Abstract Interpretation

Overview

Abstract interpretation, introduced by Patrick and Radhia Cousot (1977), is a theory of sound approximation of program semantics. Instead of computing exact program behavior (which is undecidable in general), abstract interpretation computes an over-approximation in a simpler mathematical domain. If the approximation satisfies a property, so does the concrete program. This enables fully automatic, sound static analysis.

Mathematical Foundations

Lattices

Abstract interpretation operates over complete lattices: partially ordered sets where every subset has a least upper bound (join, ⊔) and greatest lower bound (meet, ⊓).
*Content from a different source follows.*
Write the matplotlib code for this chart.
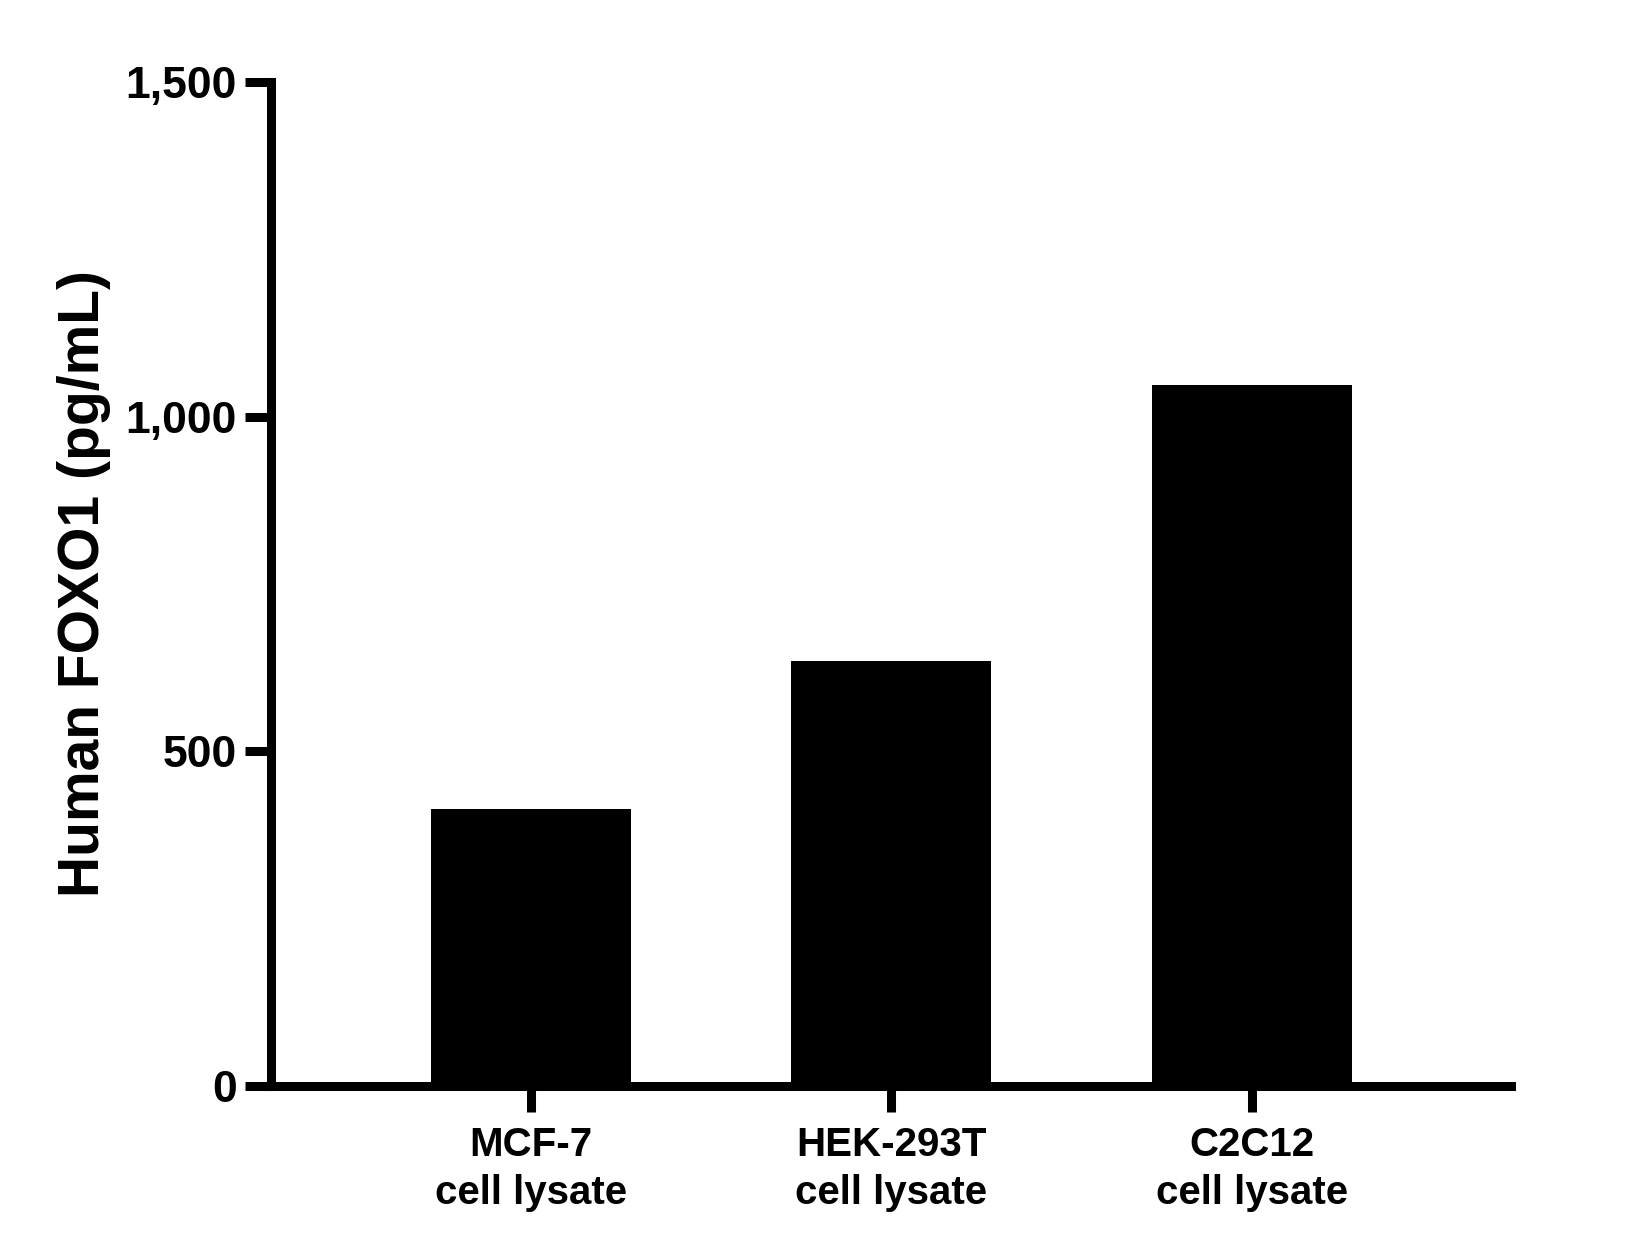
import matplotlib
matplotlib.use("Agg")
import matplotlib.pyplot as plt
from matplotlib.ticker import FuncFormatter

categories = ["MCF-7\ncell lysate", "HEK-293T\ncell lysate", "C2C12\ncell lysate"]
values = [414, 635, 1048]
y_ticks = [0, 500, 1000, 1500]

plt.rcParams['font.family'] = ['Liberation Sans', 'DejaVu Sans']
plt.rcParams['font.weight'] = 'bold'

fig = plt.figure(figsize=(16.5, 12.54), dpi=100)
ax = fig.add_axes([0.1645, 0.134, 0.916 - 0.1645, 0.9346 - 0.134])

x = list(range(len(categories)))
ax.bar(x, values, width=0.555, color="black", zorder=3)

ax.set_xlim(-0.72, 2.72)
ax.set_ylim(0, 1500)
ax.set_yticks(y_ticks)
ax.yaxis.set_major_formatter(FuncFormatter(lambda v, p: "{:,.0f}".format(v)))
ax.set_xticks(x)
ax.set_xticklabels(categories, linespacing=1.32)

for s in ["top", "right"]:
	ax.spines[s].set_visible(False)
for s in ["left", "bottom"]:
	ax.spines[s].set_linewidth(6.5)
	ax.spines[s].set_capstyle("projecting")

ax.tick_params(axis="both", length=19, width=6.5)
ax.tick_params(axis="x", labelsize=29, pad=10)
ax.tick_params(axis="y", labelsize=32, pad=6)
for lab in ax.get_xticklabels() + ax.get_yticklabels():
	lab.set_fontweight("bold")

ax.set_ylabel("Human FOXO1 (pg/mL)", fontsize=41, fontweight="bold")
ax.yaxis.set_label_coords(-0.129, 0.5)

fig.savefig("out.png", dpi=100)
        ⊤ (top = "don't know" / all values)
       / \
      /   \
    ...   ...
      \   /
       \ /
        ⊥ (bottom = "unreachable" / no values)

Key properties:

Partial order ⊑: defines precision (a ⊑ b means a is more precise than b)
Join (⊔): combines information (least upper bound, loses precision)
Meet (⊓): intersects information (greatest lower bound, gains precision)
⊤ (top): least precise element -- represents "any value"
⊥ (bottom): most precise element -- represents "no value" / unreachable

Fixpoints

Program loops and recursion correspond to fixpoint computations.

Knaster-Tarski theorem: every monotone function on a complete lattice has a least fixpoint and a greatest fixpoint.

For program analysis:

Start from ⊥ (nothing known)
Repeatedly apply the abstract transfer function
Converge to the least fixpoint = most precise sound result

⊥ ⊑ F(⊥) ⊑ F(F(⊥)) ⊑ ... ⊑ lfp(F)

Galois Connections

A Galois connection (α, γ) between concrete domain C and abstract domain A consists of:

Abstraction function α : C → A: maps concrete values to abstract values
Concretization function γ : A → C: maps abstract values back to concrete sets

Requirements:

∀c ∈ C, a ∈ A:  α(c) ⊑_A a  ⟺  c ⊑_C γ(a)

This ensures:

c ⊑ γ(α(c)): abstraction may lose information (over-approximation)
α(γ(a)) ⊑ a: concretization followed by abstraction is precise or an under-approximation
Soundness: if a property holds in the abstract, it holds in the concrete

Example: mapping integers to their sign

α({-3, -1, 0, 5}) = ⊤        (mixed signs → top)
α({-3, -1})       = Negative
α({0})             = Zero
γ(Positive)        = {1, 2, 3, ...}

Abstract Domains

Interval Domain

Tracks a lower and upper bound for each variable: x ∈ [lo, hi].

x := 5          → x ∈ [5, 5]
y := x + 3      → y ∈ [8, 8]
if (x > 0)      → x ∈ [1, 5] (in true branch)
z := x * y      → z ∈ [8, 40]

Properties:

Efficient: O(1) per variable per operation
No relational information: cannot express x ≤ y or x + y = 10
Widely used as a baseline domain

Octagon Domain (Mine, 2001)

Tracks constraints of the form ±x ± y ≤ c (unit two variable per inequality, UTVPI).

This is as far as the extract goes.